Records with drawing code:
================
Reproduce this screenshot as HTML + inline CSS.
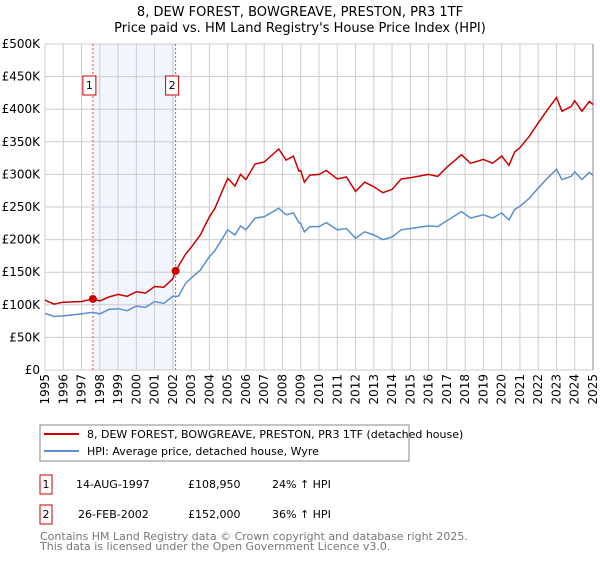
<!DOCTYPE html>
<html><head><meta charset="utf-8"><style>
body{margin:0;background:#fff;font-family:"DejaVu Sans","Liberation Sans",sans-serif}
svg text{font-family:"DejaVu Sans","Liberation Sans",sans-serif}
</style></head><body>
<svg id="c" width="600" height="560" viewBox="0 0 600 560" xmlns="http://www.w3.org/2000/svg">
<text x="300" y="16" text-anchor="middle" font-size="13">8, DEW FOREST, BOWGREAVE, PRESTON, PR3 1TF</text>
<text x="300" y="32" text-anchor="middle" font-size="13">Price paid vs. HM Land Registry's House Price Index (HPI)</text>
<g id="plot"></g>
<g>
<rect x="40" y="425" width="369" height="36" fill="#fff" stroke="#888"/>
<line x1="44" y1="434" x2="79" y2="434" stroke="#cc0000" stroke-width="2"/>
<text x="87" y="438" font-size="11">8, DEW FOREST, BOWGREAVE, PRESTON, PR3 1TF (detached house)</text>
<line x1="44" y1="451" x2="79" y2="451" stroke="#5b8fd0" stroke-width="2"/>
<text x="87" y="455" font-size="11">HPI: Average price, detached house, Wyre</text>
</g>
<g font-size="11">
<rect x="40" y="475" width="12" height="19" fill="#fff" stroke="#cc0000"/>
<text x="46" y="488" text-anchor="middle">1</text>
<text x="76" y="488">14-AUG-1997</text><text x="188" y="488">£108,950</text><text x="272" y="488">24% ↑ HPI</text>
<rect x="40" y="505" width="12" height="19" fill="#fff" stroke="#cc0000"/>
<text x="46" y="518" text-anchor="middle">2</text>
<text x="78" y="518">26-FEB-2002</text><text x="188" y="518">£152,000</text><text x="272" y="518">36% ↑ HPI</text>
</g>
<text x="40" y="540" font-size="11" fill="#777">Contains HM Land Registry data © Crown copyright and database right 2025.</text>
<text x="40" y="550" font-size="11" fill="#777">This data is licensed under the Open Government Licence v3.0.</text>
</svg>
<script>
const hpiYears=[1995,1995.5,1996,1997,1997.6,1998,1998.5,1999,1999.5,2000,2000.5,2001,2001.5,2002,2002.3,2002.7,2003,2003.5,2004,2004.3,2005,2005.4,2005.7,2006,2006.5,2007,2007.8,2008.2,2008.6,2008.9,2009,2009.2,2009.5,2010,2010.4,2011,2011.5,2012,2012.5,2013,2013.5,2014,2014.5,2015,2016,2016.5,2017,2017.8,2018.3,2019,2019.5,2020,2020.4,2020.7,2021,2021.5,2022,2022.5,2023,2023.3,2023.8,2024,2024.4,2024.8,2025];
const hpiValues=[87,82,83,86,88.5,86,93,94,91,98,96,105,102,113,113,133,141,153,174,183,215,207,221,215,233,235,248,238,241,226,225,212,220,220,226,215,217,202,212,207,200,204,215,217,221,220,229,243,233,238,233,241,230,246,251,263,279,294,308,292,297,304,292,303,299];
const redYears=[1995,1995.5,1996,1997,1997.62,1998,1998.5,1999,1999.5,2000,2000.5,2001,2001.5,2002,2002.15,2002.7,2003,2003.5,2004,2004.3,2005,2005.4,2005.7,2006,2006.5,2007,2007.8,2008.2,2008.6,2008.9,2009,2009.2,2009.5,2010,2010.4,2011,2011.5,2012,2012.5,2013,2013.5,2014,2014.5,2015,2016,2016.5,2017,2017.8,2018.3,2019,2019.5,2020,2020.4,2020.7,2021,2021.5,2022,2022.5,2023,2023.3,2023.8,2024,2024.4,2024.8,2025];
const redValues=[107,101,104,105,108.95,106,112,116,113,120,118,128,127,140,152,178,188,207,235,248,294,282,300,292,316,319,339,322,328,305,306,288,299,300,306,293,296,274,288,281,272,277,293,295,300,297,311,330,317,323,317,328,314,334,341,358,379,399,418,397,404,413,397,412,407];
const saleYears=[1997.62,2002.15];
const saleValues=[108.95,152];
const saleLabels=["1","2"];
const yTicks=[0,50,100,150,200,250,300,350,400,450,500];
const yTickLabels=["£0","£50K","£100K","£150K","£200K","£250K","£300K","£350K","£400K","£450K","£500K"];
const xTicks=[1995,1996,1997,1998,1999,2000,2001,2002,2003,2004,2005,2006,2007,2008,2009,2010,2011,2012,2013,2014,2015,2016,2017,2018,2019,2020,2021,2022,2023,2024,2025];

const L=45,R=593,T=44,B=370,NS="http://www.w3.org/2000/svg";
const xs=y=>L+(y-1995)/30*(R-L);
const ys=v=>B-v/500*(B-T);
const g=document.getElementById('plot');
function mk(t,a){const e=document.createElementNS(NS,t);for(const k in a)e.setAttribute(k,a[k]);g.appendChild(e);return e;}
let e=mk('rect',{x:xs(saleYears[0]),y:T,width:xs(saleYears[1])-xs(saleYears[0]),height:B-T,fill:'#eef3fc',opacity:0.8});


yTicks.forEach((v,i)=>{
 let l=mk('line',{x1:L,x2:R,y1:ys(v),y2:ys(v),stroke:'#ccc'});
 
 
 let t=mk('text',{x:L-5,y:ys(v)+4,'text-anchor':'end','font-size':12});
 
 
 t.textContent=yTickLabels[i];
});
xTicks.forEach(yr=>{
 let l=mk('line',{x1:xs(yr),x2:xs(yr),y1:T,y2:B,stroke:'#ccc'});
 
 
 let t=mk('text',{x:0,y:0,'text-anchor':'end','font-size':12,transform:`translate(${xs(yr)+4},${B+4}) rotate(-90)`});
 
 
 t.textContent=yr;
});
saleYears.forEach((yr,i)=>{
 let l=mk('line',{x1:xs(yr),x2:xs(yr),y1:T,y2:B,stroke:'#e05050','stroke-dasharray':'2,2','stroke-width':1});
 
 
 let r=mk('rect',{x:xs(yr)-10,y:76,width:13,height:19,fill:'#fff',stroke:'#cc0000'});
 
 
 let t=mk('text',{x:xs(yr)-3.5,y:89,'text-anchor':'middle','font-size':11});
 
 
 t.textContent=saleLabels[i];
});
let ax=mk('line',{x1:R,x2:R,y1:T,y2:B,stroke:'#888'});


const path=(X,V)=>X.map((x,i)=>(i?'L':'M')+xs(x).toFixed(1)+','+ys(V[i]).toFixed(1)).join('');
let hp=mk('path',{d:path(hpiYears,hpiValues),fill:'none',stroke:'#5b8fd0','stroke-width':1.5});


let rp=mk('path',{d:path(redYears,redValues),fill:'none',stroke:'#cc0000','stroke-width':1.5});


saleYears.forEach((yr,i)=>{
 let c=mk('circle',{cx:xs(yr),cy:ys(saleValues[i]),r:4,fill:'#cc0000'});
 
 
});
</script>
</body></html>
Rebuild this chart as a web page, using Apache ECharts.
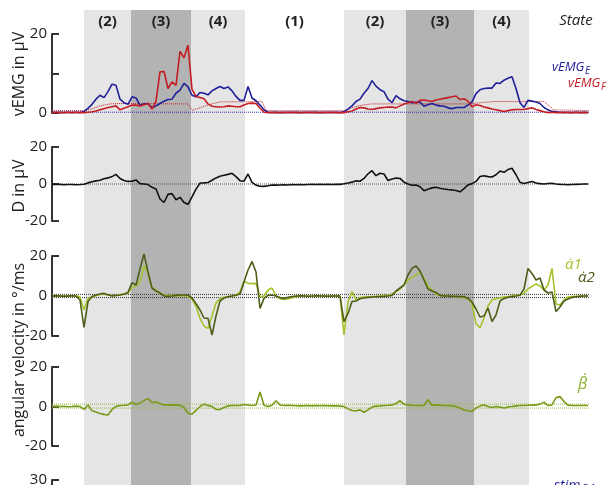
================
Given instruction:
Transcribe all the data word for word; the images stay out.

Task solution:
Reproduce this screenshot as HTML + inline CSS.
<!DOCTYPE html>
<html><head><meta charset="utf-8"><style>
body{margin:0;background:#fff;font-family:"DejaVu Sans","Liberation Sans",sans-serif}
svg text{font-family:"DejaVu Sans","Liberation Sans",sans-serif}
</style></head><body>
<svg id="c" width="600" height="560" viewBox="0 0 600 560" xmlns="http://www.w3.org/2000/svg">
<text x="300" y="16" text-anchor="middle" font-size="13">8, DEW FOREST, BOWGREAVE, PRESTON, PR3 1TF</text>
<text x="300" y="32" text-anchor="middle" font-size="13">Price paid vs. HM Land Registry's House Price Index (HPI)</text>
<g id="plot"></g>
<g>
<rect x="40" y="425" width="369" height="36" fill="#fff" stroke="#888"/>
<line x1="44" y1="434" x2="79" y2="434" stroke="#cc0000" stroke-width="2"/>
<text x="87" y="438" font-size="11">8, DEW FOREST, BOWGREAVE, PRESTON, PR3 1TF (detached house)</text>
<line x1="44" y1="451" x2="79" y2="451" stroke="#5b8fd0" stroke-width="2"/>
<text x="87" y="455" font-size="11">HPI: Average price, detached house, Wyre</text>
</g>
<g font-size="11">
<rect x="40" y="475" width="12" height="19" fill="#fff" stroke="#cc0000"/>
<text x="46" y="488" text-anchor="middle">1</text>
<text x="76" y="488">14-AUG-1997</text><text x="188" y="488">£108,950</text><text x="272" y="488">24% ↑ HPI</text>
<rect x="40" y="505" width="12" height="19" fill="#fff" stroke="#cc0000"/>
<text x="46" y="518" text-anchor="middle">2</text>
<text x="78" y="518">26-FEB-2002</text><text x="188" y="518">£152,000</text><text x="272" y="518">36% ↑ HPI</text>
</g>
<text x="40" y="540" font-size="11" fill="#777">Contains HM Land Registry data © Crown copyright and database right 2025.</text>
<text x="40" y="550" font-size="11" fill="#777">This data is licensed under the Open Government Licence v3.0.</text>
</svg>
<script>
const hpiYears=[1995,1995.5,1996,1997,1997.6,1998,1998.5,1999,1999.5,2000,2000.5,2001,2001.5,2002,2002.3,2002.7,2003,2003.5,2004,2004.3,2005,2005.4,2005.7,2006,2006.5,2007,2007.8,2008.2,2008.6,2008.9,2009,2009.2,2009.5,2010,2010.4,2011,2011.5,2012,2012.5,2013,2013.5,2014,2014.5,2015,2016,2016.5,2017,2017.8,2018.3,2019,2019.5,2020,2020.4,2020.7,2021,2021.5,2022,2022.5,2023,2023.3,2023.8,2024,2024.4,2024.8,2025];
const hpiValues=[87,82,83,86,88.5,86,93,94,91,98,96,105,102,113,113,133,141,153,174,183,215,207,221,215,233,235,248,238,241,226,225,212,220,220,226,215,217,202,212,207,200,204,215,217,221,220,229,243,233,238,233,241,230,246,251,263,279,294,308,292,297,304,292,303,299];
const redYears=[1995,1995.5,1996,1997,1997.62,1998,1998.5,1999,1999.5,2000,2000.5,2001,2001.5,2002,2002.15,2002.7,2003,2003.5,2004,2004.3,2005,2005.4,2005.7,2006,2006.5,2007,2007.8,2008.2,2008.6,2008.9,2009,2009.2,2009.5,2010,2010.4,2011,2011.5,2012,2012.5,2013,2013.5,2014,2014.5,2015,2016,2016.5,2017,2017.8,2018.3,2019,2019.5,2020,2020.4,2020.7,2021,2021.5,2022,2022.5,2023,2023.3,2023.8,2024,2024.4,2024.8,2025];
const redValues=[107,101,104,105,108.95,106,112,116,113,120,118,128,127,140,152,178,188,207,235,248,294,282,300,292,316,319,339,322,328,305,306,288,299,300,306,293,296,274,288,281,272,277,293,295,300,297,311,330,317,323,317,328,314,334,341,358,379,399,418,397,404,413,397,412,407];
const saleYears=[1997.62,2002.15];
const saleValues=[108.95,152];
const saleLabels=["1","2"];
const yTicks=[0,50,100,150,200,250,300,350,400,450,500];
const yTickLabels=["£0","£50K","£100K","£150K","£200K","£250K","£300K","£350K","£400K","£450K","£500K"];
const xTicks=[1995,1996,1997,1998,1999,2000,2001,2002,2003,2004,2005,2006,2007,2008,2009,2010,2011,2012,2013,2014,2015,2016,2017,2018,2019,2020,2021,2022,2023,2024,2025];

const L=45,R=593,T=44,B=370,NS="http://www.w3.org/2000/svg";
const xs=y=>L+(y-1995)/30*(R-L);
const ys=v=>B-v/500*(B-T);
const g=document.getElementById('plot');
function mk(t,a){const e=document.createElementNS(NS,t);for(const k in a)e.setAttribute(k,a[k]);g.appendChild(e);return e;}
let e=mk('rect',{x:xs(saleYears[0]),y:T,width:xs(saleYears[1])-xs(saleYears[0]),height:B-T,fill:'#eef3fc',opacity:0.8});


yTicks.forEach((v,i)=>{
 let l=mk('line',{x1:L,x2:R,y1:ys(v),y2:ys(v),stroke:'#ccc'});
 
 
 let t=mk('text',{x:L-5,y:ys(v)+4,'text-anchor':'end','font-size':12});
 
 
 t.textContent=yTickLabels[i];
});
xTicks.forEach(yr=>{
 let l=mk('line',{x1:xs(yr),x2:xs(yr),y1:T,y2:B,stroke:'#ccc'});
 
 
 let t=mk('text',{x:0,y:0,'text-anchor':'end','font-size':12,transform:`translate(${xs(yr)+4},${B+4}) rotate(-90)`});
 
 
 t.textContent=yr;
});
saleYears.forEach((yr,i)=>{
 let l=mk('line',{x1:xs(yr),x2:xs(yr),y1:T,y2:B,stroke:'#e05050','stroke-dasharray':'2,2','stroke-width':1});
 
 
 let r=mk('rect',{x:xs(yr)-10,y:76,width:13,height:19,fill:'#fff',stroke:'#cc0000'});
 
 
 let t=mk('text',{x:xs(yr)-3.5,y:89,'text-anchor':'middle','font-size':11});
 
 
 t.textContent=saleLabels[i];
});
let ax=mk('line',{x1:R,x2:R,y1:T,y2:B,stroke:'#888'});


const path=(X,V)=>X.map((x,i)=>(i?'L':'M')+xs(x).toFixed(1)+','+ys(V[i]).toFixed(1)).join('');
let hp=mk('path',{d:path(hpiYears,hpiValues),fill:'none',stroke:'#5b8fd0','stroke-width':1.5});


let rp=mk('path',{d:path(redYears,redValues),fill:'none',stroke:'#cc0000','stroke-width':1.5});


saleYears.forEach((yr,i)=>{
 let c=mk('circle',{cx:xs(yr),cy:ys(saleValues[i]),r:4,fill:'#cc0000'});
 
 
});
</script>
</body></html>
Rebuild this chart as a web page, using Apache ECharts.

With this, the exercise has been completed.